((

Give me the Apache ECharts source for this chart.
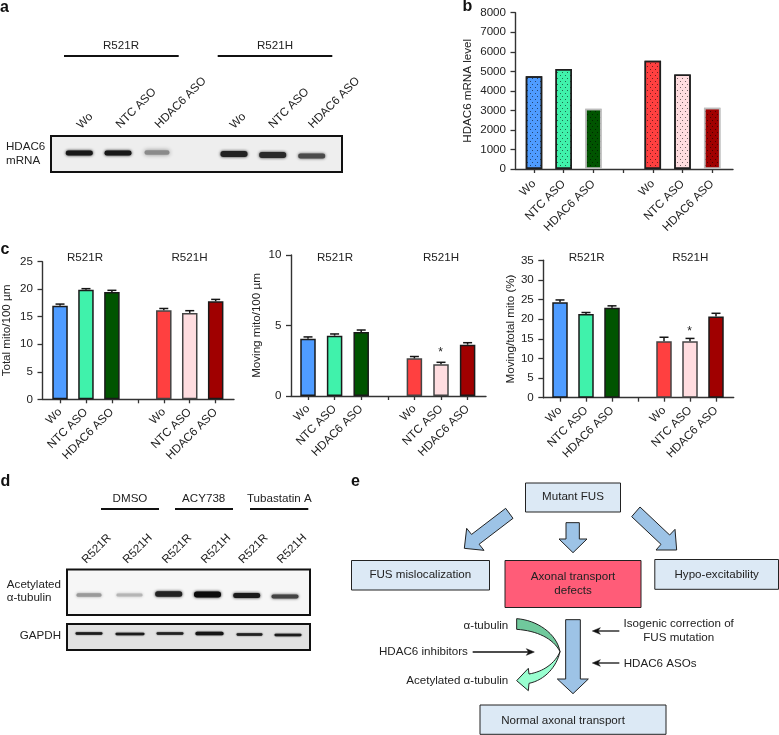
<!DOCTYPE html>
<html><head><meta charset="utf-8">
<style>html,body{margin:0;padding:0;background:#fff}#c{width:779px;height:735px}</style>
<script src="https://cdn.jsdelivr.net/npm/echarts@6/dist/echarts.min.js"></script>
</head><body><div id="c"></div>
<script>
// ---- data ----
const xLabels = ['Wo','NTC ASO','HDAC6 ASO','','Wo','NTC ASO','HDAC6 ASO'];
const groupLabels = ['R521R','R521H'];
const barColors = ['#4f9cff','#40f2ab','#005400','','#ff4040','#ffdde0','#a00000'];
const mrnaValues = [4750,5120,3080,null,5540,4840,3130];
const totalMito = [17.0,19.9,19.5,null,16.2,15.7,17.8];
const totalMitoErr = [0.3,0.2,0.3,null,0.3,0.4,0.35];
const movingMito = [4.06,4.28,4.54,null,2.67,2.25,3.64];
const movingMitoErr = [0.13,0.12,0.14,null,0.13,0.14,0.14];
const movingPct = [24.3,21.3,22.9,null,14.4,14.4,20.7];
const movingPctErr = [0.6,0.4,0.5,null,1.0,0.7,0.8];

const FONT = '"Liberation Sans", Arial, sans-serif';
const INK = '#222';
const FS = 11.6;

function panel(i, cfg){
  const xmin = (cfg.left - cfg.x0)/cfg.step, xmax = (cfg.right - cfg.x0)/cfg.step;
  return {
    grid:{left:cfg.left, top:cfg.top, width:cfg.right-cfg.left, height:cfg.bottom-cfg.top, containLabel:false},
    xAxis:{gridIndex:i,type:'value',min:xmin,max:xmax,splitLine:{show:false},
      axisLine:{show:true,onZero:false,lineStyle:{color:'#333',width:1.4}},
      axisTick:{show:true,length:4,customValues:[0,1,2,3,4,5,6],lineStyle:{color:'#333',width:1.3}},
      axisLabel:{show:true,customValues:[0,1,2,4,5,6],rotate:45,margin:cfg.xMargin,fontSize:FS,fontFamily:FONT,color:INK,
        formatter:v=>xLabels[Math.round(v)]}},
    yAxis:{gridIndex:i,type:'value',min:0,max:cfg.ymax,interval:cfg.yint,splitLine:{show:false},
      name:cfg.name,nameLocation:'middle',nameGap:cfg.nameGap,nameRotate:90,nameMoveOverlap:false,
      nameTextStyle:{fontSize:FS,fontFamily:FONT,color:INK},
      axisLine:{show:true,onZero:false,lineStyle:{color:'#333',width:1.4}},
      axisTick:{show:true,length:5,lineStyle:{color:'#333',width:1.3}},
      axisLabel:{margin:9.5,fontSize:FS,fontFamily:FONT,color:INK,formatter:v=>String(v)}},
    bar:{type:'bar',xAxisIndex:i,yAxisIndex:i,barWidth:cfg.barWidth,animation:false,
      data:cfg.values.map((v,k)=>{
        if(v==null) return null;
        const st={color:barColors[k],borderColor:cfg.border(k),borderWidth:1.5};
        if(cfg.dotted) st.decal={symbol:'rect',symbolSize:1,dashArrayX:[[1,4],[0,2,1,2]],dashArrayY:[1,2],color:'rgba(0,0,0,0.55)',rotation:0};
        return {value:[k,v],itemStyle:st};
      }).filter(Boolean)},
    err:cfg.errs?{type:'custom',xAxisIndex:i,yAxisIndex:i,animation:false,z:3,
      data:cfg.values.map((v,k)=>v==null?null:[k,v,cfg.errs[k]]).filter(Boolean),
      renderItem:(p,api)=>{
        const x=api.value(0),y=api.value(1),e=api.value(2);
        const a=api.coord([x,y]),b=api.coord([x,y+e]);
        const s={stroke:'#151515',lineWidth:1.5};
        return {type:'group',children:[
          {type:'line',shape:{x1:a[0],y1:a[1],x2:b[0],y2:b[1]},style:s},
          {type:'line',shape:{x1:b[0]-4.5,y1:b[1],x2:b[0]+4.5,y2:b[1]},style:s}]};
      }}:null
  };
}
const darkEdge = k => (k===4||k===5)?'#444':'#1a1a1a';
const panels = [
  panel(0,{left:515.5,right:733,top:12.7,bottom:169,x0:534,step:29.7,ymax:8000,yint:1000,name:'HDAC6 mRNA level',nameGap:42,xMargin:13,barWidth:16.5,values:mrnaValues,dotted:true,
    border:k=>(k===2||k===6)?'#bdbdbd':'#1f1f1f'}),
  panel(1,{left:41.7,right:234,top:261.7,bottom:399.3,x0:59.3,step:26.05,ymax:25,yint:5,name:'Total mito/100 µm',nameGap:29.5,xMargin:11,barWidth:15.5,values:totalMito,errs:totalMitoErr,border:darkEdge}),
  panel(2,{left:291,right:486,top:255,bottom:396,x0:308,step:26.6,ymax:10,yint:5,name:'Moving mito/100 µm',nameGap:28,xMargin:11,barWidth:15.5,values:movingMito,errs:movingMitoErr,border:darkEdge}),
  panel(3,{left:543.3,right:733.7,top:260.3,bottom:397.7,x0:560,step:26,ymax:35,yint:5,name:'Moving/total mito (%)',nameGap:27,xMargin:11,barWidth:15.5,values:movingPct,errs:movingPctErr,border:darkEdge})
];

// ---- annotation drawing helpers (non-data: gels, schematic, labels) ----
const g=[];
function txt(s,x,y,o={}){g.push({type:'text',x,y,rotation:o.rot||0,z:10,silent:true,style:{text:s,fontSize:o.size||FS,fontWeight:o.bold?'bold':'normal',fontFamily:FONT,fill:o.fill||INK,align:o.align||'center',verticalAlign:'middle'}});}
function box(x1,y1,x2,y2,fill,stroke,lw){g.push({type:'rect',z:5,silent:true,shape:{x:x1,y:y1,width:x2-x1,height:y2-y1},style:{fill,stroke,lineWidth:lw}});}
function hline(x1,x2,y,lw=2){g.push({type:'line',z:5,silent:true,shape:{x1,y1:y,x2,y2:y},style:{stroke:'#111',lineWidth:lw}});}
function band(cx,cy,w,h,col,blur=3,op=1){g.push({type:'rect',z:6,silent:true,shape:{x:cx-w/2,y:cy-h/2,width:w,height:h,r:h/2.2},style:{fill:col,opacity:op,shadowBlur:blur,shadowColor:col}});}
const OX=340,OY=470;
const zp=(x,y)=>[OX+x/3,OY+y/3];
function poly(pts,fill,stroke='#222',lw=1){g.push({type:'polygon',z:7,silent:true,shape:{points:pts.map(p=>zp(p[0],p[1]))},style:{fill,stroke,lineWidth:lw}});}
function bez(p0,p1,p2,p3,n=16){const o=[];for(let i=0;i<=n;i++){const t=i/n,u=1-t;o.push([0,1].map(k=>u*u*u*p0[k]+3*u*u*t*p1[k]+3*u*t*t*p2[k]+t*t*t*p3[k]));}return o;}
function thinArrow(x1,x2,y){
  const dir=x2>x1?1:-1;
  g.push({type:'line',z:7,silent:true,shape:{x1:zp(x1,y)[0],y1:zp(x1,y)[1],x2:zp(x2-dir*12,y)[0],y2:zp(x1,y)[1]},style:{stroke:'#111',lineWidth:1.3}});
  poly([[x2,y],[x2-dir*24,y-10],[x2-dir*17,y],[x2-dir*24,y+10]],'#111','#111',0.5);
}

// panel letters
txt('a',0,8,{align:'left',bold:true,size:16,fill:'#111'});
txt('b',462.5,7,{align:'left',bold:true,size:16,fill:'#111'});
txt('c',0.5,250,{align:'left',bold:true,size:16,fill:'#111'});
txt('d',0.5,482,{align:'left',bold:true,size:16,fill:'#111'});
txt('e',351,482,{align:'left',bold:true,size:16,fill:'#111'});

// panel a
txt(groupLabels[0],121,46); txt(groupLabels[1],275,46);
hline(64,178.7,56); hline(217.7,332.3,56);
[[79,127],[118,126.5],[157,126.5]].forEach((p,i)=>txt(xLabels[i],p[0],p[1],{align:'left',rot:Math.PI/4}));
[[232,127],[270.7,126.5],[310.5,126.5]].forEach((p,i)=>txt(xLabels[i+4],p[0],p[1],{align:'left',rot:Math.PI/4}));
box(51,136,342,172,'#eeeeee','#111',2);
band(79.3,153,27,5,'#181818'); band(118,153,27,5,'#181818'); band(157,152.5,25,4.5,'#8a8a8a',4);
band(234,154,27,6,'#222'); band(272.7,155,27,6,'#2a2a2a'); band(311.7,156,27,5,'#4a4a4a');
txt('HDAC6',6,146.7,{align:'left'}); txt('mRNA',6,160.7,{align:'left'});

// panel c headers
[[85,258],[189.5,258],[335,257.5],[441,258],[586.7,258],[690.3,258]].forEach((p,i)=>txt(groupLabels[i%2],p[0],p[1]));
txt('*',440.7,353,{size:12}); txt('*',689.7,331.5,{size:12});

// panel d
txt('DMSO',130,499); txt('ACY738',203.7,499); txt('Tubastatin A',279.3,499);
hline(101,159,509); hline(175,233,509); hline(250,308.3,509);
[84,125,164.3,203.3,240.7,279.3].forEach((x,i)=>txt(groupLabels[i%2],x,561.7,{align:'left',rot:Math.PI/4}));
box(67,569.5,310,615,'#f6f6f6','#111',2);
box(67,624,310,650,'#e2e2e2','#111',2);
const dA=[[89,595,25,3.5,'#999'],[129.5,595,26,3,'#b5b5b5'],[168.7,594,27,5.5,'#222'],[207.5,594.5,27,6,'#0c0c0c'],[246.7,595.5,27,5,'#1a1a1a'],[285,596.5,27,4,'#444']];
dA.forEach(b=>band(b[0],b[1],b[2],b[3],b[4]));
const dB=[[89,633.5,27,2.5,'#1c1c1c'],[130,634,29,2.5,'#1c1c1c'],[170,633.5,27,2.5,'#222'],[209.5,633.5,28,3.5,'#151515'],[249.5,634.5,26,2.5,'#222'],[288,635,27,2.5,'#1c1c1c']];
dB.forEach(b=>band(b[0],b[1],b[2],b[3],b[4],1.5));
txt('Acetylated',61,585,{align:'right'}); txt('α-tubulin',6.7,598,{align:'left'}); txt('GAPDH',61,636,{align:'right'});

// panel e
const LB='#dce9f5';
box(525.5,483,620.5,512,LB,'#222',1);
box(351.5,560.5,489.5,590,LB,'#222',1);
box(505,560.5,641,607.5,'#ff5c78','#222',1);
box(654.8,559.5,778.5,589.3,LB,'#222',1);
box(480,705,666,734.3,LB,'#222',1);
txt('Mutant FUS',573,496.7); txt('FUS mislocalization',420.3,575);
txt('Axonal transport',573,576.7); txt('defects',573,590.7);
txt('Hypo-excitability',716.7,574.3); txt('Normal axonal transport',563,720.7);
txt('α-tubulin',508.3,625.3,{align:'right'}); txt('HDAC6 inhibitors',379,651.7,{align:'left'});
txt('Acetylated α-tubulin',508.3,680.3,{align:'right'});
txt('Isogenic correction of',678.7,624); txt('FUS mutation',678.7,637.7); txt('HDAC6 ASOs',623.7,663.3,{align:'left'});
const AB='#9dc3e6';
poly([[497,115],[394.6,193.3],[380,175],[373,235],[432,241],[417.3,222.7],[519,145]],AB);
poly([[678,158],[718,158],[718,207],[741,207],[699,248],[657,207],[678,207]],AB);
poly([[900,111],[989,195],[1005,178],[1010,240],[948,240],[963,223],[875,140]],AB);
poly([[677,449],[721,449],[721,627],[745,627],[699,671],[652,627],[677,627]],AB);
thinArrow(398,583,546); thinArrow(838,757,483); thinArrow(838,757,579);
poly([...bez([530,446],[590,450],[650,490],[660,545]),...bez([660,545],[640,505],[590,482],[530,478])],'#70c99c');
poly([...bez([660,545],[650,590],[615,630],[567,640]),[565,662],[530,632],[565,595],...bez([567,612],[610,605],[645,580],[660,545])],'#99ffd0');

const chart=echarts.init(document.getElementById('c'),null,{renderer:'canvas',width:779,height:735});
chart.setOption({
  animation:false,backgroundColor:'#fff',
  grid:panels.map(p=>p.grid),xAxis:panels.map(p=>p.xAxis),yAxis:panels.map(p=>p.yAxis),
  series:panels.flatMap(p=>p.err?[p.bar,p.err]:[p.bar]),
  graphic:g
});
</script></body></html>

))
((

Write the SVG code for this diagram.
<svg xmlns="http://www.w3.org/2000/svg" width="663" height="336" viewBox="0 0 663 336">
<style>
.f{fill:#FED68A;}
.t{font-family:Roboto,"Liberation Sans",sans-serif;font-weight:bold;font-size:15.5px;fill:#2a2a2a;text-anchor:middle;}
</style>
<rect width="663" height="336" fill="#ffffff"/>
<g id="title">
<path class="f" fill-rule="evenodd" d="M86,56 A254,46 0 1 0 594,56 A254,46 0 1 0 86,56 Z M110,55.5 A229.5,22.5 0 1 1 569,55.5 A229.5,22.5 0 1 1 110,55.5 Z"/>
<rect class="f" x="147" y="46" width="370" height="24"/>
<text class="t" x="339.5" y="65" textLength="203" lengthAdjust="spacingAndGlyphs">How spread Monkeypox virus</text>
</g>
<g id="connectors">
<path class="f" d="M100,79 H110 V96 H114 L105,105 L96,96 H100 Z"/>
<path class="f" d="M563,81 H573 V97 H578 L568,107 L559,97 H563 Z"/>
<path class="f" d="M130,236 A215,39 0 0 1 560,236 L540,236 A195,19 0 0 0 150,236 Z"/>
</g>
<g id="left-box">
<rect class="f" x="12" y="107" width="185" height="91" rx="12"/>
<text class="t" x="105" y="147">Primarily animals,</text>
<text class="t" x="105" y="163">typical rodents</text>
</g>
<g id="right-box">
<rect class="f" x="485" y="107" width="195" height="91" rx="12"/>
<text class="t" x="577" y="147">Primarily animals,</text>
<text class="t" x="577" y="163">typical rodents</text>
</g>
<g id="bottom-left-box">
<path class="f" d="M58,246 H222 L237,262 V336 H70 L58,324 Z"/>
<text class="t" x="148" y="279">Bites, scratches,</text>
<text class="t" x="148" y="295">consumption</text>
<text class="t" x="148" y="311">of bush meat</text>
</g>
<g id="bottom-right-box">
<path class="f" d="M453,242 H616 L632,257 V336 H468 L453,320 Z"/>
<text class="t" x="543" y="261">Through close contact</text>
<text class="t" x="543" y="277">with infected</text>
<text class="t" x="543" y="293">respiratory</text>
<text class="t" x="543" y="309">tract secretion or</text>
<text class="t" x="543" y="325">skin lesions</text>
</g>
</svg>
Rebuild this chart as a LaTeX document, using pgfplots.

))
((

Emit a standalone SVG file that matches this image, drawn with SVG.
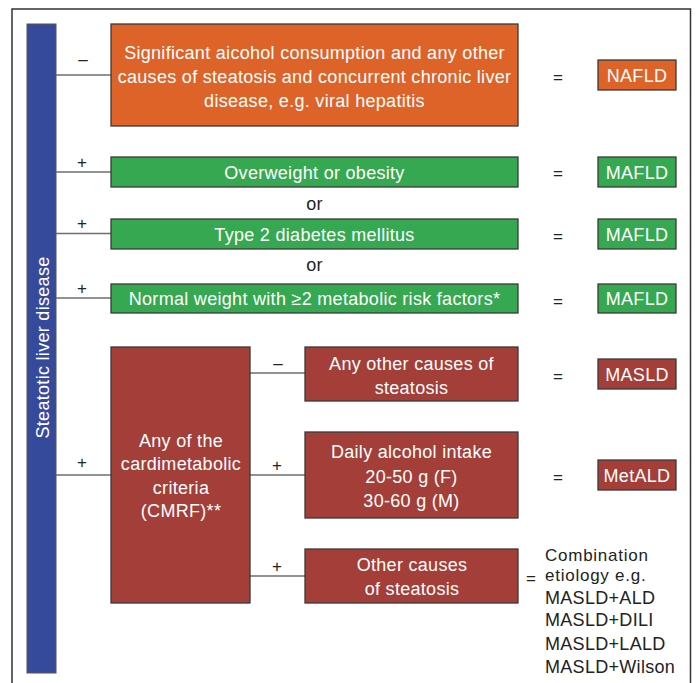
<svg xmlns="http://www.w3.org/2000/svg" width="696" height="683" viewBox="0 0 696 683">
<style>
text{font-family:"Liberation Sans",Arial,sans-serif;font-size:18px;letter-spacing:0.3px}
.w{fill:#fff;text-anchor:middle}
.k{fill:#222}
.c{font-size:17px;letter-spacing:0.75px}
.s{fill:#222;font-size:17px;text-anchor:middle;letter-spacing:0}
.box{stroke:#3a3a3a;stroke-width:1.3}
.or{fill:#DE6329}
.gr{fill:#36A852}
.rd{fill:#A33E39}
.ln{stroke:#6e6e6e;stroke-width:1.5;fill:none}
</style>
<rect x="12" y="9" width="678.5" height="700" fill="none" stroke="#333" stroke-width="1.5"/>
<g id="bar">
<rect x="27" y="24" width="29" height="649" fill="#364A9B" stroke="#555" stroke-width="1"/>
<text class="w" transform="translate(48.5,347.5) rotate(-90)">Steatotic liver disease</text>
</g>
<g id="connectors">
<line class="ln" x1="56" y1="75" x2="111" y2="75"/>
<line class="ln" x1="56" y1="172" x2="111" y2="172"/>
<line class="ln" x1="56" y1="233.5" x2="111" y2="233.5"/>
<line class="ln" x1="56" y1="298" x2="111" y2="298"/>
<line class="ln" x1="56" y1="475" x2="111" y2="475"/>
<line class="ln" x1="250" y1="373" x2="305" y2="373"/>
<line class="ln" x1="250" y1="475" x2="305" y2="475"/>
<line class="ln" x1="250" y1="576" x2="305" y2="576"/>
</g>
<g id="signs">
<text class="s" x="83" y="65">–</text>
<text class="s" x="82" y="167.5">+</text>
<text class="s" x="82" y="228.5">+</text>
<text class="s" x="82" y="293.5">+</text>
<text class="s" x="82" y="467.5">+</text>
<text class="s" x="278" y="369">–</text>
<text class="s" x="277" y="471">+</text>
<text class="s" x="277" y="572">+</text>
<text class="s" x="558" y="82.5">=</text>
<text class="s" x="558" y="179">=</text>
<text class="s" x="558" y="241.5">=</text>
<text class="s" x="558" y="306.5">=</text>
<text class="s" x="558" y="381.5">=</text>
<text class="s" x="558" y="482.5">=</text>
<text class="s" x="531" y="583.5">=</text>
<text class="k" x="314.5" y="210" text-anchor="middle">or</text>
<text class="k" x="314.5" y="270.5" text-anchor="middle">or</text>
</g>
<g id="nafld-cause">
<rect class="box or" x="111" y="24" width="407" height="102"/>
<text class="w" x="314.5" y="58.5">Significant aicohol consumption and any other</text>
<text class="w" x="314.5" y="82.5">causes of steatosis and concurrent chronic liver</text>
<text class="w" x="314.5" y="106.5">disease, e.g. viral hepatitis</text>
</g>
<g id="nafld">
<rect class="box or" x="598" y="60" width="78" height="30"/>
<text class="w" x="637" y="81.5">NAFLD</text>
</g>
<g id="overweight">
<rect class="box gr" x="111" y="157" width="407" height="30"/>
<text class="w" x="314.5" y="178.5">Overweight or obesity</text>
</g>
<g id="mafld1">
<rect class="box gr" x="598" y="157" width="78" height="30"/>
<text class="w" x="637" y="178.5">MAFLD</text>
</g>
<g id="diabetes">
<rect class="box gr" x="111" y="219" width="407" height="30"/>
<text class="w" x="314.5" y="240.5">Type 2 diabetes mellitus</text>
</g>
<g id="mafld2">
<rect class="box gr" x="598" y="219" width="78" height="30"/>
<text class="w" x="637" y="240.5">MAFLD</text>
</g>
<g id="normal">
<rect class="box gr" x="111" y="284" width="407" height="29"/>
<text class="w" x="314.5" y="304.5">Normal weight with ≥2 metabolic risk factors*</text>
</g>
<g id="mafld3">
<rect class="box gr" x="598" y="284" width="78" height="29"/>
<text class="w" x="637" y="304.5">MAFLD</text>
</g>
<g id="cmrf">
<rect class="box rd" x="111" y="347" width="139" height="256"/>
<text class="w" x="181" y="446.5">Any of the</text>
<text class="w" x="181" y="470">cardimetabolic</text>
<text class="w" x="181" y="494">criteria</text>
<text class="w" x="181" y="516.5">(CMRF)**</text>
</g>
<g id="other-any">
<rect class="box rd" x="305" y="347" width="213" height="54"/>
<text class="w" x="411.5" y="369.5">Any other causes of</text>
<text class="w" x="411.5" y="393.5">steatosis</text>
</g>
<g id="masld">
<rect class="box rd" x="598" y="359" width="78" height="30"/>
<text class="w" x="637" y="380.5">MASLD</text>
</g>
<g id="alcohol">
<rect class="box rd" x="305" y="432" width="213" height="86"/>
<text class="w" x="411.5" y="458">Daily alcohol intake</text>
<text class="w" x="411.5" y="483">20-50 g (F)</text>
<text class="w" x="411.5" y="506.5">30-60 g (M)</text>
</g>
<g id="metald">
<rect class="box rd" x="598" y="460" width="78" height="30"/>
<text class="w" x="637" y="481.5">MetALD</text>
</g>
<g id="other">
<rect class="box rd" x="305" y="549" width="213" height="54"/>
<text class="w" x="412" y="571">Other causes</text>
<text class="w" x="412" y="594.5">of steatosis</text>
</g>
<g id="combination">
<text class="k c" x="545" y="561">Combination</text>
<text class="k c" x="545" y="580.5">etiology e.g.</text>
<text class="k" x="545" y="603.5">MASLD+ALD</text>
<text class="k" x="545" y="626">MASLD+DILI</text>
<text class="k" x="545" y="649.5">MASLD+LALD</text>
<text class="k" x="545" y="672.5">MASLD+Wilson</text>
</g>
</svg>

))

# [What you will do]
From the entries above, copy every line containing the word "document".

# [Correct answer]
const chart=echarts.init(document.getElementById('c'),null,{renderer:'canvas',width:779,height:735});
Rebuild this chart as a LaTeX document, using pgfplots.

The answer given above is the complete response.